The country’s only undefeated FBS team in 2008, Utah beat four top 25 teams ─ two that finished in the top 10. In addition to his national awards, Whittingham was named the Mountain West Conference Coach of the Year.

He has had four teams finish in the top 25 in his head coaching tenure: No. 2 in 2008 (AP), No. 18 in 2009 (AP), No. 23 in 2010 (Coaches) and No. 21 in 2014 (AP). Utah appeared in every College Football Playoff ranking in the CFP’s inaugural season in 2014 with a final rank of No. 22.

Last season, while leading Utah to its best overall (9-4) and conference (5-4) record since joining the Pac-12 in 2011, Whittingham was named to the watch list for the 2014 Dodd Trophy and was a semifinalist for the Maxwell Football Club Collegiate Coach of the Year Award.

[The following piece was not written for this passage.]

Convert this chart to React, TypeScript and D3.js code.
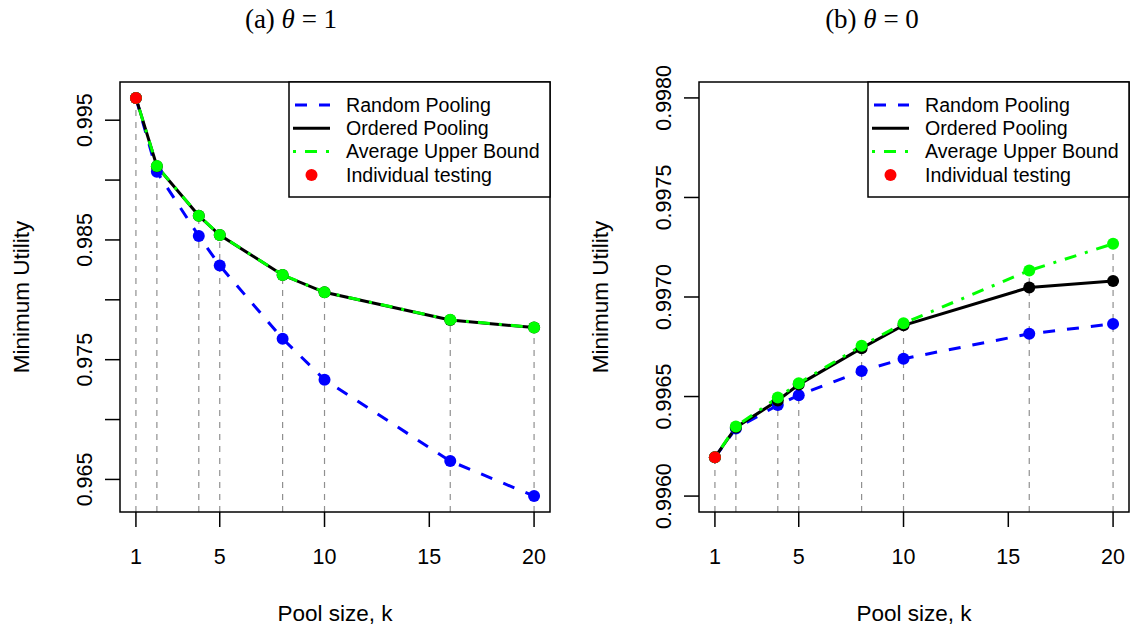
import React from 'react';
import * as d3 from 'd3';

// pool sizes on the x axis
const poolSizes = [1, 2, 4, 5, 8, 10, 16, 20];
const xTicks = [1, 5, 10, 15, 20];

// (a) theta = 1
const randomA = [0.99686, 0.99069, 0.98533, 0.98286, 0.97675, 0.97333, 0.96653, 0.96361];
const orderedA = [0.99686, 0.99116, 0.98702, 0.98541, 0.98207, 0.98063, 0.97832, 0.97768];
const upperA = [0.99686, 0.99117, 0.98703, 0.98542, 0.98208, 0.98064, 0.97833, 0.97769];
const yTicksA = [0.965, 0.97, 0.975, 0.98, 0.985, 0.99, 0.995];
const yLabelsA = ['0.965', '', '0.975', '', '0.985', '', '0.995'];

// (b) theta = 0
const randomB = [0.996195, 0.99634, 0.996457, 0.996507, 0.996628, 0.99669, 0.996815, 0.996865];
const orderedB = [0.996195, 0.996345, 0.99648, 0.99656, 0.996743, 0.996858, 0.997048, 0.99708];
const upperB = [0.996195, 0.99635, 0.996495, 0.996567, 0.996755, 0.996868, 0.997133, 0.997267];
const yTicksB = [0.996, 0.9965, 0.997, 0.9975, 0.998];
const yLabelsB = ['0.9960', '0.9965', '0.9970', '0.9975', '0.9980'];
const ylimB = [0.996, 0.998];

const legendNames = ['Random Pooling', 'Ordered Pooling', 'Average Upper Bound', 'Individual testing'];

const SANS = '"Liberation Sans", Arial, Helvetica, sans-serif';
const BLUE = '#0000ff';
const GREEN = '#00ff00';
const RED = '#ff0000';
const GRAY = '#909090';

type PanelProps = {
  x0: number;
  tag: string;
  thetaVal: string;
  titleX: number;
  random: number[];
  ordered: number[];
  upper: number[];
  ylim: number[];
  yTicks: number[];
  yLabels: string[];
};

function Panel({ x0, tag, thetaVal, titleX, random, ordered, upper, ylim, yTicks, yLabels }: PanelProps) {
  const w = 430;
  const x1 = x0 + w;
  const y0 = 82;
  const y1 = 512;

  const xPad = (20 - 1) * 0.04;
  const x = d3.scaleLinear().domain([1 - xPad, 20 + xPad]).range([x0, x1]);
  const yPad = (ylim[1] - ylim[0]) * 0.04;
  const y = d3.scaleLinear().domain([ylim[0] - yPad, ylim[1] + yPad]).range([y1, y0]);

  const line = d3.line<number>()
    .x((d, i) => x(poolSizes[i]))
    .y(d => y(d));

  const r = 6;
  const lg = { left: x1 - 261, top: y0, h: 115 };

  return (
    <g>
      <text x={titleX} y={28} textAnchor="middle" fontFamily='"Liberation Serif", "Times New Roman", serif' fontSize={27}>
        {tag} <tspan fontStyle="italic">θ</tspan> = {thetaVal}
      </text>

      {/* guide lines */}
      {poolSizes.map((k, i) => (
        <line key={'g' + k} x1={x(k)} x2={x(k)} y1={y1}
          y2={y(Math.max(random[i], ordered[i], upper[i]))}
          stroke={GRAY} strokeWidth={1.2} strokeDasharray="6,6" />
      ))}

      <path d={line(random) || ''} fill="none" stroke={BLUE} strokeWidth={3} strokeDasharray="12,12" />
      <path d={line(ordered) || ''} fill="none" stroke="#000" strokeWidth={3} />
      <path d={line(upper) || ''} fill="none" stroke={GREEN} strokeWidth={3} strokeDasharray="3,9,12,9" />

      {random.map((v, i) => <circle key={'b' + i} cx={x(poolSizes[i])} cy={y(v)} r={r} fill={BLUE} />)}
      {ordered.map((v, i) => <circle key={'k' + i} cx={x(poolSizes[i])} cy={y(v)} r={r} fill="#000" />)}
      {upper.map((v, i) => <circle key={'u' + i} cx={x(poolSizes[i])} cy={y(v)} r={r} fill={GREEN} />)}
      <circle cx={x(poolSizes[0])} cy={y(random[0])} r={r} fill={RED} />

      {/* box */}
      <rect x={x0} y={y0} width={w} height={y1 - y0} fill="none" stroke="#000" strokeWidth={1.5} />

      {/* x axis */}
      {xTicks.map(t => (
        <g key={'xt' + t}>
          <line x1={x(t)} x2={x(t)} y1={y1} y2={y1 + 15} stroke="#000" strokeWidth={1.5} />
          <text x={x(t)} y={564} textAnchor="middle" fontFamily={SANS} fontSize={21.5}>{t}</text>
        </g>
      ))}
      <text x={(x0 + x1) / 2} y={621} textAnchor="middle" fontFamily={SANS} fontSize={22.5}>Pool size, k</text>

      {/* y axis */}
      {yTicks.map((t, i) => (
        <g key={'yt' + i}>
          <line x1={x0 - 15} x2={x0} y1={y(t)} y2={y(t)} stroke="#000" strokeWidth={1.5} />
          {yLabels[i] && (
            <text transform={`translate(${x0 - 28.5},${y(t)}) rotate(-90)`} textAnchor="middle"
              fontFamily={SANS} fontSize={21.5}>{yLabels[i]}</text>
          )}
        </g>
      ))}
      <text transform={`translate(${x0 - 91},${(y0 + y1) / 2}) rotate(-90)`} textAnchor="middle"
        fontFamily={SANS} fontSize={22.5}>Minimum Utility</text>

      {/* legend */}
      <rect x={lg.left} y={lg.top} width={x1 - lg.left} height={lg.h} fill="#fff" stroke="#000" strokeWidth={1.5} />
      {legendNames.map((name, i) => {
        const ry = lg.top + 23 + i * 23.3;
        const sx0 = lg.left + 4;
        const sx1 = lg.left + 41;
        return (
          <g key={name}>
            {i === 0 && <line x1={sx0} x2={sx1} y1={ry} y2={ry} stroke={BLUE} strokeWidth={3} strokeDasharray="12,12" strokeDashoffset={-2} />}
            {i === 1 && <line x1={sx0} x2={sx1} y1={ry} y2={ry} stroke="#000" strokeWidth={3} />}
            {i === 2 && <line x1={sx0} x2={sx1} y1={ry} y2={ry} stroke={GREEN} strokeWidth={3} strokeDasharray="3,9,12,9" />}
            {i === 3 && <circle cx={(sx0 + sx1) / 2} cy={ry} r={r} fill={RED} />}
            <text x={lg.left + 57} y={ry} dy="0.35em" fontFamily={SANS} fontSize={19.6}>{name}</text>
          </g>
        );
      })}
    </g>
  );
}

export default function App() {
  const all = [...randomA, ...orderedA, ...upperA];
  const ylimA = [d3.min(all) as number, d3.max(all) as number];
  return (
    <svg width={1130} height={630} style={{ position: 'absolute', left: 0, top: 0, background: '#fff' }}>
      <rect width={1130} height={630} fill="#fff" />
      <Panel x0={120} tag="(a)" thetaVal="1" titleX={291}
        random={randomA} ordered={orderedA} upper={upperA}
        ylim={ylimA} yTicks={yTicksA} yLabels={yLabelsA} />
      <Panel x0={699} tag="(b)" thetaVal="0" titleX={872}
        random={randomB} ordered={orderedB} upper={upperB}
        ylim={ylimB} yTicks={yTicksB} yLabels={yLabelsB} />
    </svg>
  );
}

Since he became head coach in 2005, Whittingham’s players have earned three Academic All-America citations and 186 Academic All-Conference awards.

Whittingham began his coaching career in 1985-’86 as a graduate assistant at his alma mater, Brigham Young University. He spent one season as the defensive coordinator at the College of Eastern Utah in 1987, before a six-year stint at Idaho State (1988-’93).

A linebacker for Brigham Young from 1978-’81, Whittingham earned first-team all-WAC and WAC Defensive Player of the Year honors in 1981. He played in the first four Holiday Bowls and was named Defensive MVP of the 1981 game.

In 2008, he was inducted into the Holiday Bowl Hall of Fame. After his senior season, Whittingham played in the Hula and Japan Bowls. He played professionally with the Denver Broncos (1982 training camp) and the U.S. Football League’s (USFL) Denver Gold (1983) and New Orleans Breakers (1984). He played on the Los Angeles Rams’ replacement squad in 1987.

Whittingham graduated from BYU in 1984 and added a master’s degree from the school in 1987.